И как Пушкин — «издатель» рукописей покойного Ивана Петровича (и Гринева), так и Достоевский — «издатель» многих «записок» и «заметок», в том числе и «провинциальной хроники» Антона Лаврентьевича Г-ва.
Ну а если это все так, то есть если мы прочитаем «Бесов» так, как Достоевский читал «Историю села Горюхино» и повести Белкина, как читал «Капитанскую дочку» (а уж тут-то и доказывать не надо: важнее всего в «Капитанской дочке» — сам Гринев), то и выходит: наш Антон Лаврентьевич не просто один из главных героев, а в определенном смысле — «важнее всего» здесь, в «Бесах»: без него и «Бесов» бы не было. Действительно: если уж «малые сии» начинают понимать, изобличать бесовщину, если уж они не только стали мыслить «про себя», но начали говорить и записывать, если уж и они приобрели свой голос, — значит, далеко-далеко не все потеряно.
«Бесы» и «Подросток». Два Хроникера
«Я» Подростка выросло из «Я» Хроникера, а потому первый очень помогает понять второго (и наоборот, конечно).[67] Поэтому придется сделать довольно большое отступление. Без него никак не обойтись, зато потом оно очень многое прояснит и в нашем Хроникере из «Бесов».
В «Подростке» есть великая и простая тайна, но путь к ней оказался очень сложным, тяжелым, мудреным.
Роман появился в 1875 году. Больше ста лет его читают, исследуют, иллюстрируют, ставят по нему пьесы в театре, снимают телефильмы.
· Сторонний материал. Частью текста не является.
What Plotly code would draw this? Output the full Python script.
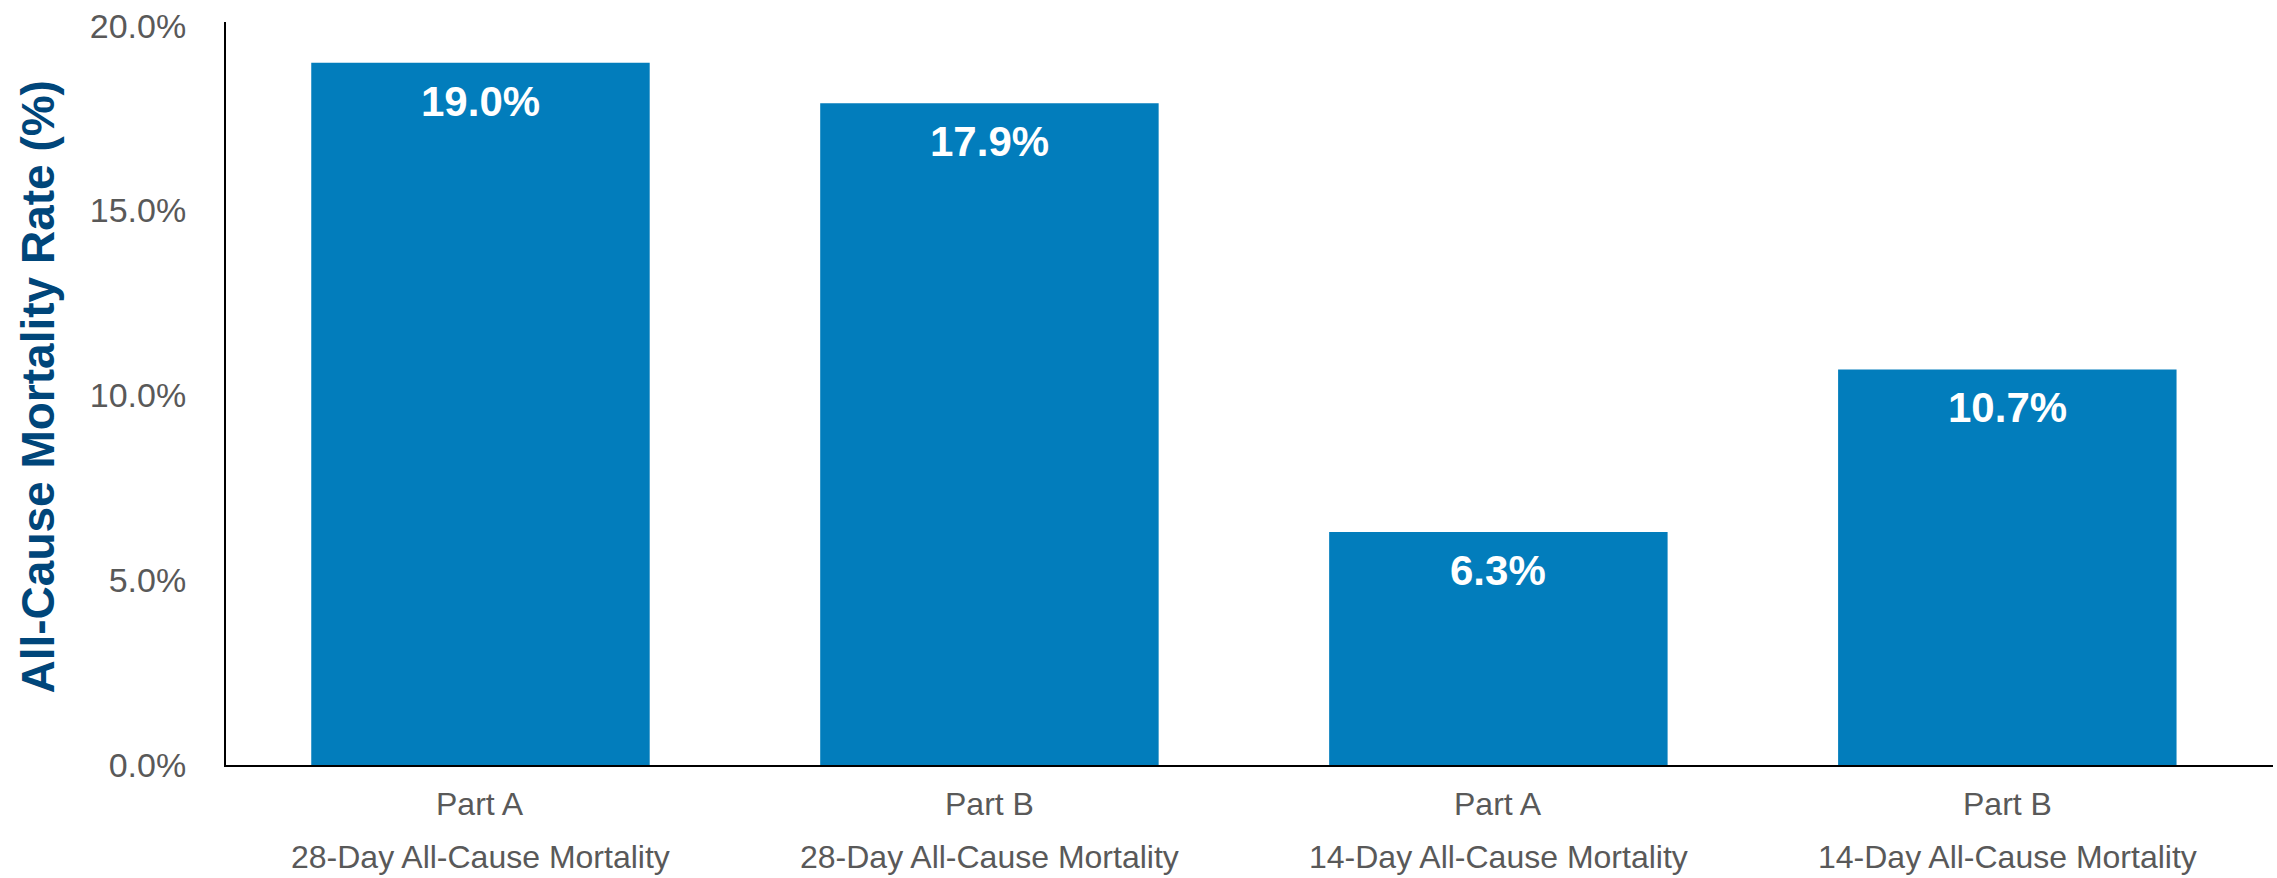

Но мне кажется, что роман этот остается едва ли не самым непонятым из произведений Достоевского, причем — непонятым именно в его главной и простой тайне. Она как бы проскальзывает мимо нас, не задевая, не потрясая ни обыкновенного читателя, ни ученого-исследователя, ни «переводчиков» романа на язык живописи, театра или кино. Конечно, были и есть здесь отдельные исключения, но — не больше, чем исключения, а правилом остается поразительная слепота и глухота по отношении к этой самой главной тайне.